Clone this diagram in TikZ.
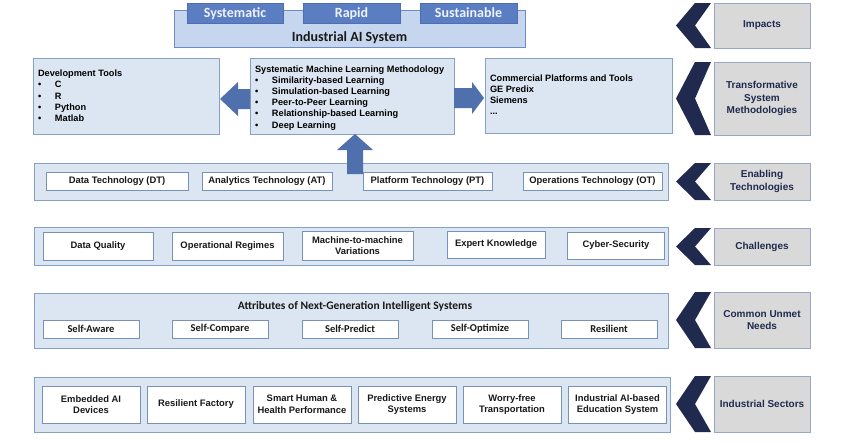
\documentclass[tikz,border=0pt]{standalone}
\usepackage{fontspec}
\setmainfont{Liberation Sans}
\newfontfamily\calfont{Carlito}
\usetikzlibrary{calc,shadows}
\definecolor{panelfill}{RGB}{220,230,242}
\definecolor{panelborder}{RGB}{135,160,198}
\definecolor{boxborder}{RGB}{120,145,185}
\definecolor{iasfill}{RGB}{198,214,238}
\definecolor{iasborder}{RGB}{110,140,190}
\definecolor{tabfill}{RGB}{91,126,194}
\definecolor{tabborder}{RGB}{80,110,175}
\definecolor{tabtext}{RGB}{238,242,250}
\definecolor{greyfill}{RGB}{217,217,217}
\definecolor{greyborder}{RGB}{150,168,196}
\definecolor{navy}{RGB}{31,42,78}
\definecolor{arrowc}{RGB}{79,111,173}
\definecolor{textdark}{RGB}{25,25,25}
\newcommand\lbul[1]{\makebox[17pt][l]{\textbullet}#1}
\newcommand\mychev[1]{\fill[chevc] ($(#1.west)+(-38,0)$) -- ($(#1.north west)+(-19,0)$) -- ($(#1.north west)+(-3,0)$) -- ($(#1.west)+(-19,0)$) -- ($(#1.south west)+(-3,0)$) -- ($(#1.south west)+(-19,0)$) -- cycle;}
\tikzset{
 base/.style={inner sep=0pt, outer sep=0pt},
 panel/.style={base, draw=panelborder, fill=panelfill, line width=0.8pt, drop shadow={opacity=0.18, shadow xshift=1pt, shadow yshift=-1.2pt}},
 inbox/.style={base, draw=boxborder, fill=white, line width=0.7pt, align=center, text=textdark, font=\fontsize{9.4}{11.5}\selectfont\bfseries},
 calbox/.style={inbox, font=\calfont\fontsize{10.5}{12}\selectfont\bfseries},
 glabel/.style={base, draw=greyborder, fill=greyfill, line width=0.8pt, text=navy, align=center, font=\fontsize{10}{12.5}\selectfont\bfseries, minimum width=96pt},
 tab/.style={base, draw=tabborder, fill=tabfill, text=tabtext, font=\calfont\fontsize{14}{16}\selectfont\bfseries, minimum height=20pt, text height=10.5pt, text depth=1pt},
 listtext/.style={base, anchor=north west, align=left, text=black, font=\fontsize{9.2}{11.2}\selectfont\bfseries},
 caltitle/.style={base, text=textdark, font=\calfont\bfseries},
 barrow/.style={fill=arrowc},
 chevc/.style={fill=navy},
}
\begin{document}
\begin{tikzpicture}[x=1pt,y=-1pt]
\useasboundingbox[fill=white] (0,0) rectangle (850,442);

% ---------- Impacts row
\node[base, draw=iasborder, fill=iasfill, line width=0.8pt, minimum width=351pt, minimum height=37pt, drop shadow={opacity=0.18, shadow xshift=1pt, shadow yshift=-1.2pt}] (ias) at (349.5,28.5) {};
\node[caltitle, font=\calfont\fontsize{14}{16}\selectfont\bfseries] (iastext) at (349.5,37.5) {Industrial AI System};
\node[tab, minimum width=96pt] (t1) at (235,13) {Systematic};
\node[tab, minimum width=97pt] (t2) at (351.5,13) {Rapid};
\node[tab, minimum width=97pt] (t3) at (468.5,13) {Sustainable};

% ---------- Transformative row
\node[panel, minimum width=186pt, minimum height=76pt] (dev) at (126,96) {};
\node[panel, minimum width=204pt, minimum height=76pt] (mid) at (352,96) {};
\node[panel, minimum width=187pt, minimum height=75pt] (com) at (578.5,95.5) {};
\node[listtext] (devtext) at (38,70) {Development Tools\\\lbul{C}\\\lbul{R}\\\lbul{Python}\\\lbul{Matlab}};
\node[listtext] (midtext) at (255,65.5) {Systematic Machine Learning Methodology\\\lbul{Similarity-based Learning}\\\lbul{Simulation-based Learning}\\\lbul{Peer-to-Peer Learning}\\\lbul{Relationship-based Learning}\\\lbul{Deep Learning}};
\node[listtext] (comtext) at (490,74.5) {Commercial Platforms and Tools\\GE Predix\\Siemens\\...};

% ---------- Enabling row
\node[panel, minimum width=634pt, minimum height=37pt] (enab) at (351,181.5) {};
\node[inbox, minimum width=142pt, minimum height=18pt] (dt) at (117,181.5) {Data Technology (DT)};
\node[inbox, minimum width=130pt, minimum height=18pt] (at) at (267,181.5) {Analytics Technology (AT)};
\node[inbox, minimum width=129pt, minimum height=18pt] (pt) at (427.5,181.5) {Platform Technology (PT)};
\node[inbox, minimum width=139pt, minimum height=18pt] (ot) at (592.5,181.5) {Operations Technology (OT)};

% ---------- Block arrows
\fill[barrow] ($(mid.west)+(0,-7)$) -- ($(mid.west)+(-12,-7)$) -- ($(mid.west)+(-12,-14)$) -- ($(dev.east)+(1,3)$) -- ($(mid.west)+(-12,20)$) -- ($(mid.west)+(-12,13)$) -- ($(mid.west)+(0,13)$) -- cycle;
\fill[barrow] ($(mid.east)+(0,-8)$) -- ($(mid.east)+(18,-8)$) -- ($(mid.east)+(18,-14)$) -- ($(com.west)+(-1,2.5)$) -- ($(mid.east)+(18,18)$) -- ($(mid.east)+(18,12)$) -- ($(mid.east)+(0,12)$) -- cycle;
\fill[barrow] ($(enab.north)+(-4,11)$) -- ($(enab.north)+(-4,-13)$) -- ($(enab.north)+(-14,-13)$) -- ($(mid.south)+(3,0)$) -- ($(enab.north)+(22,-13)$) -- ($(enab.north)+(12,-13)$) -- ($(enab.north)+(12,11)$) -- cycle;

% ---------- Challenges row
\node[panel, minimum width=634pt, minimum height=38pt] (chal) at (351,246) {};
\node[inbox, minimum width=110pt, minimum height=28pt] (dq) at (98,246) {Data Quality};
\node[inbox, minimum width=111pt, minimum height=28pt] (orx) at (227.5,246) {Operational Regimes};
\node[inbox, minimum width=111pt, minimum height=29pt] (m2m) at (357.5,245.5) {Machine-to-machine\\Variations};
\node[inbox, minimum width=98pt, minimum height=27pt] (ek) at (496,244.5) {Expert Knowledge};
\node[inbox, minimum width=97pt, minimum height=27pt] (cs) at (616,245.5) {Cyber-Security};

% ---------- Common unmet needs row
\node[panel, minimum width=634pt, minimum height=55pt] (cun) at (351,320.5) {};
\node[caltitle, font=\calfont\fontsize{11.5}{13}\selectfont\bfseries] (attr) at (355,306) {Attributes of Next-Generation Intelligent Systems};
\node[calbox, minimum width=96pt, minimum height=18pt] (sa) at (91,329) {Self-Aware};
\node[calbox, minimum width=96pt, minimum height=18pt] (sc) at (220,329) {Self-Compare};
\node[calbox, minimum width=96pt, minimum height=18pt] (sp) at (350,329) {Self-Predict};
\node[calbox, minimum width=96pt, minimum height=18pt] (so) at (480,329) {Self-Optimize};
\node[calbox, minimum width=96pt, minimum height=18pt] (rs) at (609,329) {Resilient};

% ---------- Industrial sectors row
\node[panel, minimum width=636pt, minimum height=55pt] (ind) at (352,404.5) {};
\node[inbox, minimum width=98pt, minimum height=37pt] (s1) at (91,404.5) {Embedded AI\\Devices};
\node[inbox, minimum width=98pt, minimum height=37pt] (s2) at (196,404.5) {Resilient Factory};
\node[inbox, minimum width=98pt, minimum height=37pt] (s3) at (302,404.5) {Smart Human \&\\Health Performance};
\node[inbox, minimum width=98pt, minimum height=37pt] (s4) at (407,404.5) {Predictive Energy\\Systems};
\node[inbox, minimum width=98pt, minimum height=37pt] (s5) at (512,404.5) {Worry-free\\Transportation};
\node[inbox, minimum width=98pt, minimum height=37pt] (s6) at (617.5,404.5) {Industrial AI-based\\Education System};

% ---------- Right-hand labels and chevrons
\node[glabel, minimum height=45pt] (lImp) at (762,25.5) {Impacts};
\node[glabel, minimum height=73pt] (lTra) at (762,98.5) {Transformative\\System\\Methodologies};
\node[glabel, minimum height=37pt] (lEna) at (762,181.5) {Enabling\\Technologies};
\node[glabel, minimum height=37pt] (lCha) at (762,246.5) {Challenges};
\node[glabel, minimum height=56pt] (lCom) at (762,320) {Common Unmet\\Needs};
\node[glabel, minimum height=56pt] (lInd) at (762,404) {Industrial Sectors};
\mychev{lImp}
\mychev{lTra}
\mychev{lEna}
\mychev{lCha}
\mychev{lCom}
\mychev{lInd}
\end{tikzpicture}
\end{document}
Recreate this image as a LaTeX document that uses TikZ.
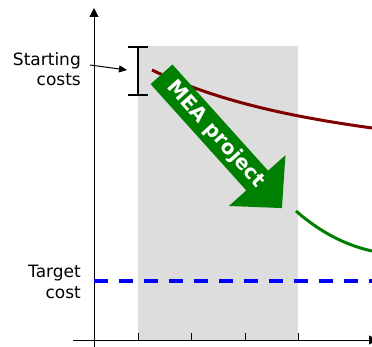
\documentclass[tikz,border=0pt]{standalone}
\usepackage{fontspec}
\setmainfont{DejaVu Sans}
\usetikzlibrary{arrows.meta}

\definecolor{costred}{HTML}{800000}
\definecolor{meagreen}{HTML}{008000}
\definecolor{phasegray}{HTML}{DDDDDD}

\begin{document}
\begin{tikzpicture}[x=1pt,y=-1pt,
  lbl/.style={font=\fontsize{17}{20.5}\selectfont, align=right, anchor=north east, inner sep=0pt},
  axis/.style={line width=1pt, -{Triangle[length=9pt,width=9pt]}},
  costcurve/.style={line width=3pt},
  mealabel/.style={font=\fontsize{20}{24}\selectfont\bfseries, text=white, rotate=-48, inner sep=0pt}]
\useasboundingbox (0,0) rectangle (372,347);
% project phase
\fill[phasegray] (138,46) rectangle (298,340);
% axes
\draw[axis] (94,347) -- (94,8);
\draw[axis] (73,340) -- (378,340);
\foreach \x in {138,191,245,298}
  \draw[line width=1pt] (\x,333) -- (\x,340);
% target cost
\draw[blue, line width=4pt, dash pattern=on 14pt off 11pt] (94,281) -- (372,281);
\node[lbl] (target) at (81,265) {Target\\cost};
% starting costs
\draw[line width=2.5pt] (128,47) -- (148,47) (138,47) -- (138,95) (128,95) -- (148,95);
\node[lbl] (start) at (81,52.3) {Starting\\costs};
\coordinate (from) at (90,65);
\coordinate (bar) at (127,70);
\draw[line width=1pt, -{Triangle[length=8pt,width=7pt]}] (from) -- (bar);
% cost curves
\draw[costcurve, costred] (152,70) .. controls (220,103) and (300,118) .. (372,128);
\draw[costcurve, meagreen] (296,211) .. controls (320,232) and (345,245) .. (372,251);
% MEA arrow
\begin{scope}[shift={(161.5,74.3)}, rotate=-48]
  \fill[meagreen] (0,-14.7) -- (143,-14.7) -- (143,-38) -- (180,0) -- (143,38) -- (143,14.7) -- (0,14.7) -- cycle;
  \node[mealabel] (mea) at (81,0) {MEA project};
\end{scope}
\end{tikzpicture}
\end{document}
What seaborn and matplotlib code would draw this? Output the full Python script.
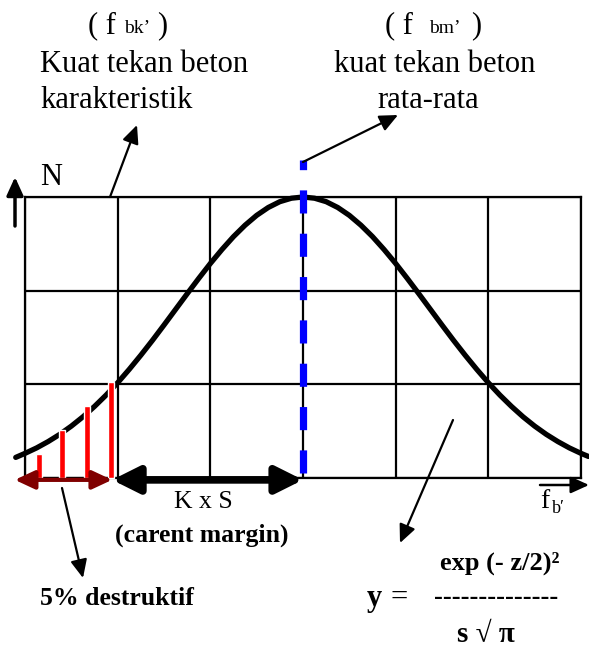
=-=-=-=-=
:: What the task requires ::
In how many lines of the data does the string "Python" appear? Give only the number.

:: Response to the exercise ::
2